Snowy quoted Aemo as saying it would contribute to “the dispatchable generation capacity needed in the future energy system to keep prices low and power reliable”.

In response to allegations its increasing market share, which includes the Snowy 2.0 pumped hydro development, would reduce competition in the market, it said: “Snowy is providing more supply to the market, and by definition this is not reducing supply or competition, but rather adding to both.”

Tristan Edis, a director with analysts Green Energy Markets, said if the government wanted to increase competition in electricity to keep prices down it would not be giving Snowy Hydro greater market power. He said the government had promised a program to underwrite new gas and pumped hydro generation, but was now using public money to build a gas plant at a site that had no gas pipeline infrastructure.

“There is no coherent plan,” Edis said. “We’ve got to get past these ad hoc interventions.”

Taylor’s spokesperson said the Kurri Kurri gas plant was “exactly what is needed to keep our grid affordable and reliable” and the government could not “risk the future of important manufacturers and job creators like Tomago”.

“They need a secure, reliable and affordable electricity supply to survive,” they said.

“Snowy Hydro plays a critical role in the national electricity market in terms of generation and storage. Since 2016, when AGL first announced they were closing Liddell, the private sector has had the ample opportunity to step up and fill the gap required to keep prices low and the grid reliable. The big energy companies have chosen not to.”

The electricity system is changing rapidly away from a system that ran mostly on coal to being dominated by cheap solar and wind. Coal still provides about two-thirds of electricity in the national grid, but most remaining plants are due to shut over the next 20 years, and analysts believe some are likely to close years earlier than scheduled as renewable energy makes coal less economically unviable.

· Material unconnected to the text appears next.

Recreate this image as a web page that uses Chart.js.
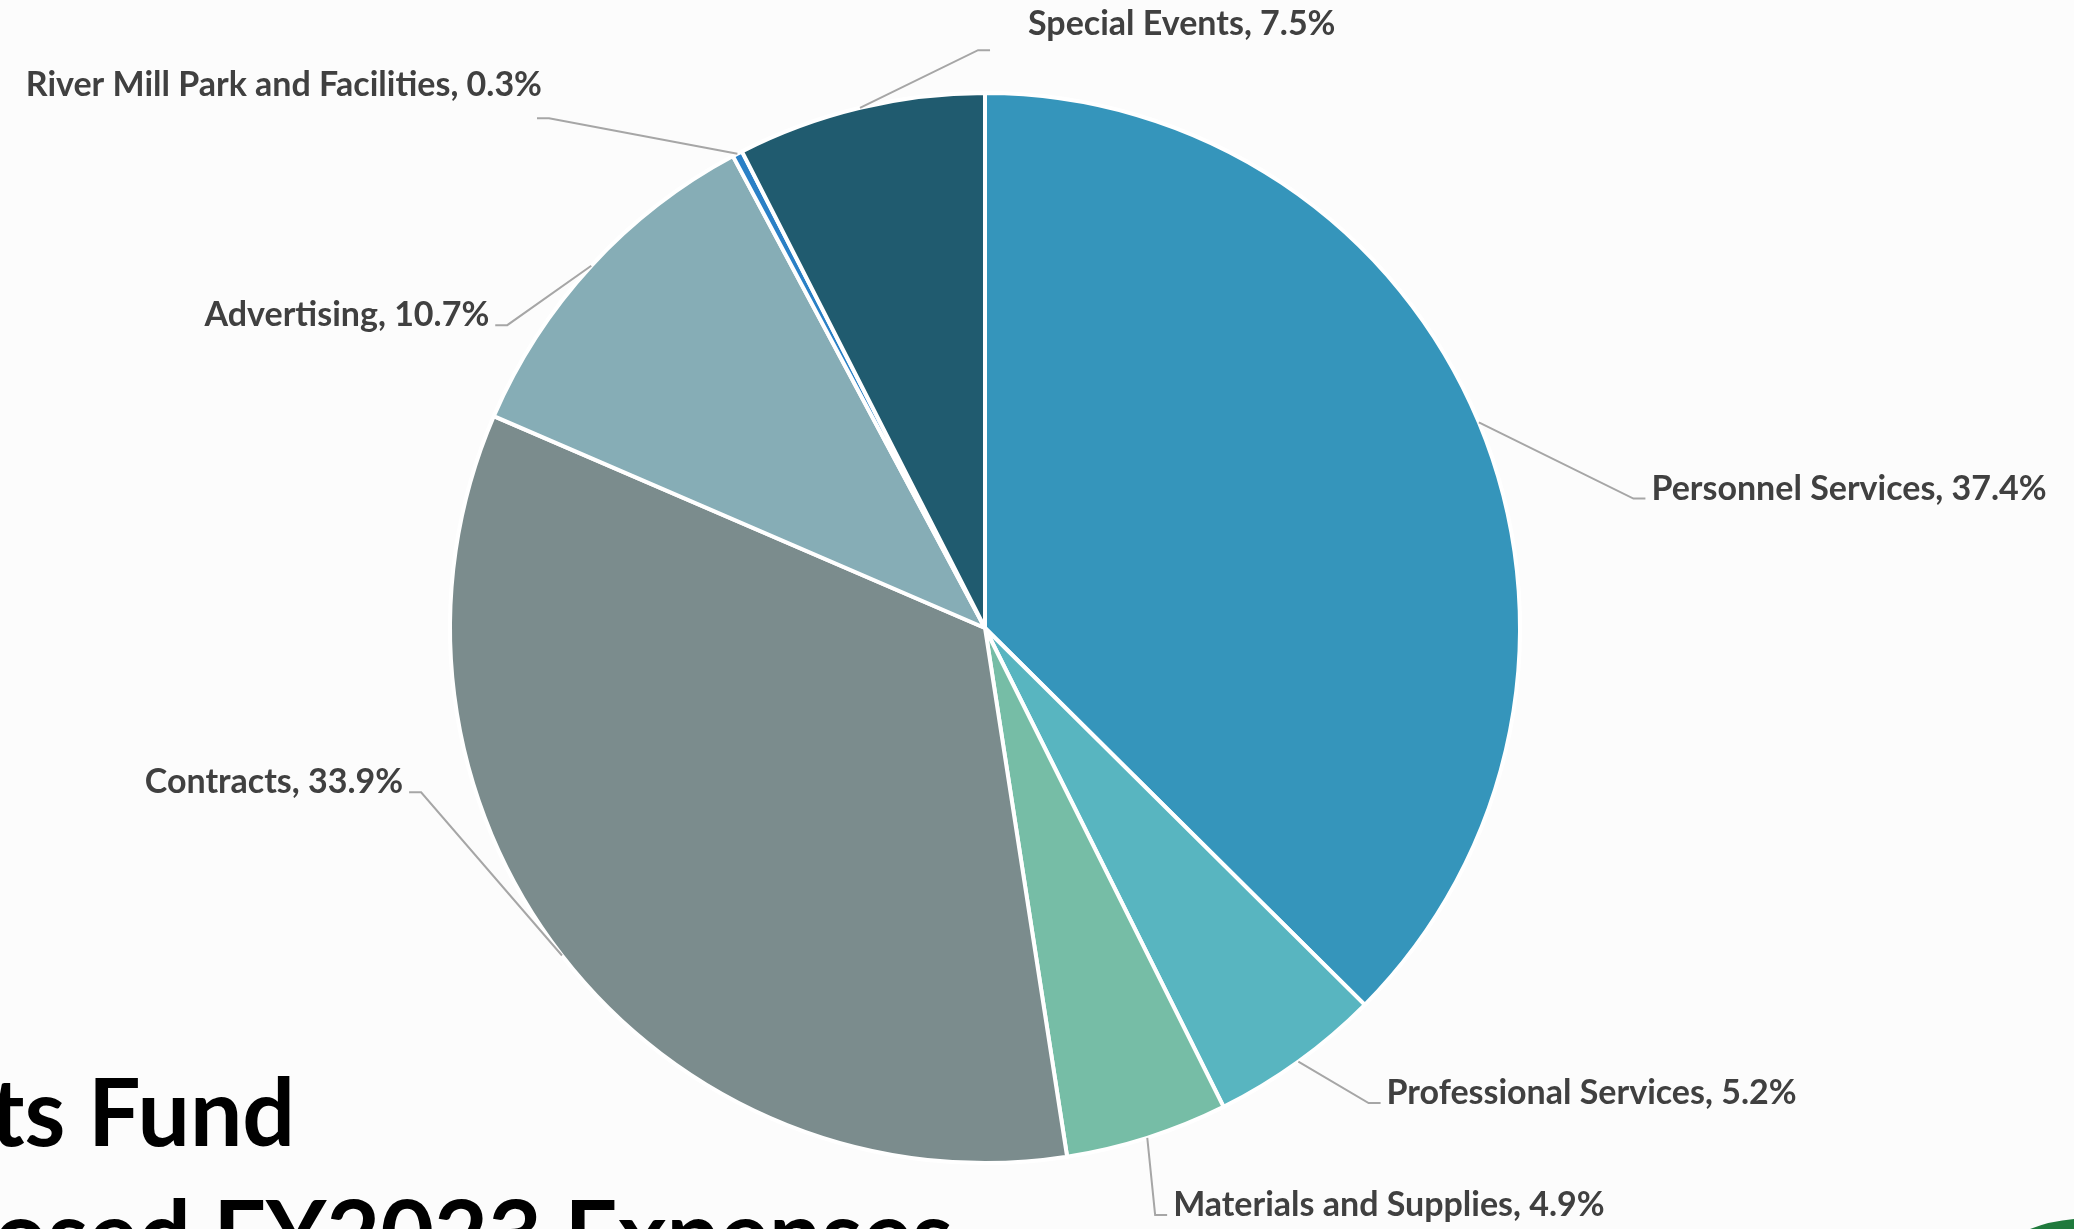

Climate scientists, and some governments, have called for coal power to be phased out by 2030. A major report by the International Energy Agency this week said there should be no new investments in coal, oil or gas if the world is to live up to the goals of the Paris agreement.

A solar and wind-dominated system will need “dispatchable” back-up from sources that can be called on when required. They could include batteries, pumped hydro, demand management and gas. Aemo found new gas, the only fossil fuel on the list, was likely to be more expensive than other options.

Despite this, the Morrison government determined 1,000MW of new gas power would be needed to keep prices down when Liddell closed, and said it would step in if the private sector did not.

Both Aemo and a government taskforce commissioned to look at what was needed post-Liddell found new generation capacity would not be necessary in 2023 to maintain a reliable supply.

That case has been strengthened by the subsequent announcement of several large batteries, a separate 316MW gas-hydrogen hybrid plant and NSW legislation under which the state will underwrite 2,000MW of storage capacity. Labor has called on the government to release the business case for building a taxpayer-funded gas plant at Kurri Kurri.

Tomago Aluminium’s chief executive, Matt Howell, did not respond to interview requests or emailed questions from Guardian Australia. He told News Corp the Kurri Kurri plant was needed to replace Liddell as saying batteries could do the job was “like saying a bicycle can replace a car”.